'Harvest' Leaves an Impression Instead of an Impact
The winds of change have reached a remote coastal village, and, in the space of a week, all signs of life will be swallowed whole by the pressing urges of modernity. It’s a place too insignificant for the film Harvest to disclose where or when it is; the audience is cloistered together with a community on the verge of sublimating into a larger whole, but who will keep infighting until the displacement takes hold. The film, adapting the celebrated 2013 novel by Jim Crace, imagines an “enclosure”, the like of which were common in Britain’s Agricultural Revolution in the 17th century.
(The Scottish Highland and Lowland Clearances have extra resonance for Harvest’s story, as it was filmed in Oban, Scotland).
Master Kent (Henry Melling) is the fair but meek laird who owns the estate where the agrarian commune is dwelling, but the arrival of three unwanted drifters is immediately treated as a bad omen among the villagers – or maybe easy culprits to blame for a motiveless barn fire that happened just previously.
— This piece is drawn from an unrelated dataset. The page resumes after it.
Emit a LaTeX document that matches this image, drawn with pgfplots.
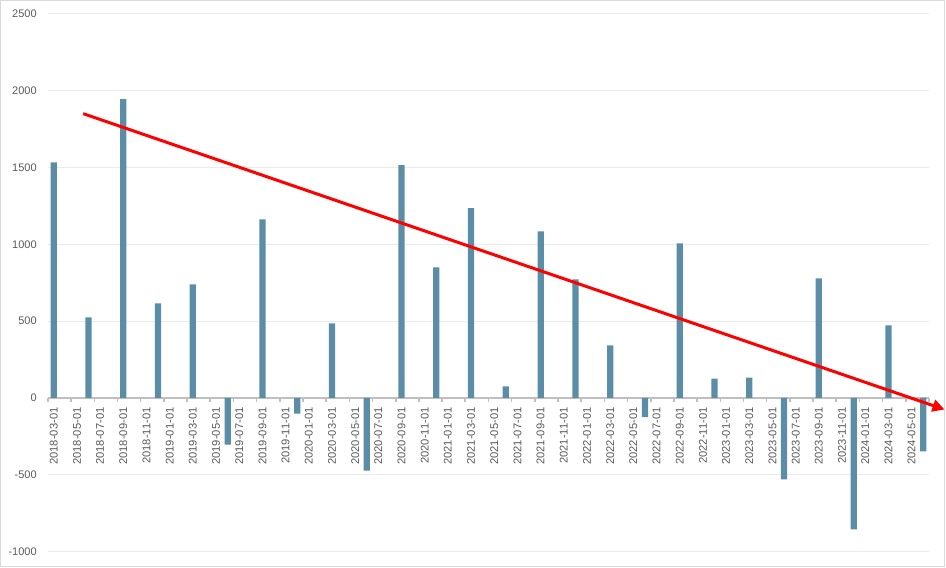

The strangers – two men (Gary Maitland and Noor Dillan-Night) and one woman (Thalissa Teixeira) – are quickly scapegoated and strung up on the pillory in the hopes that their subjugation will soothe the unsettled atmosphere and bring back normalcy. But a different, more respectable arrival soon attracts the ire of the suspicious village folk – a Black cartographer, Quill (Arinzé Kene) who has been hired to create a detailed, up-to-date map of Kent’s estate.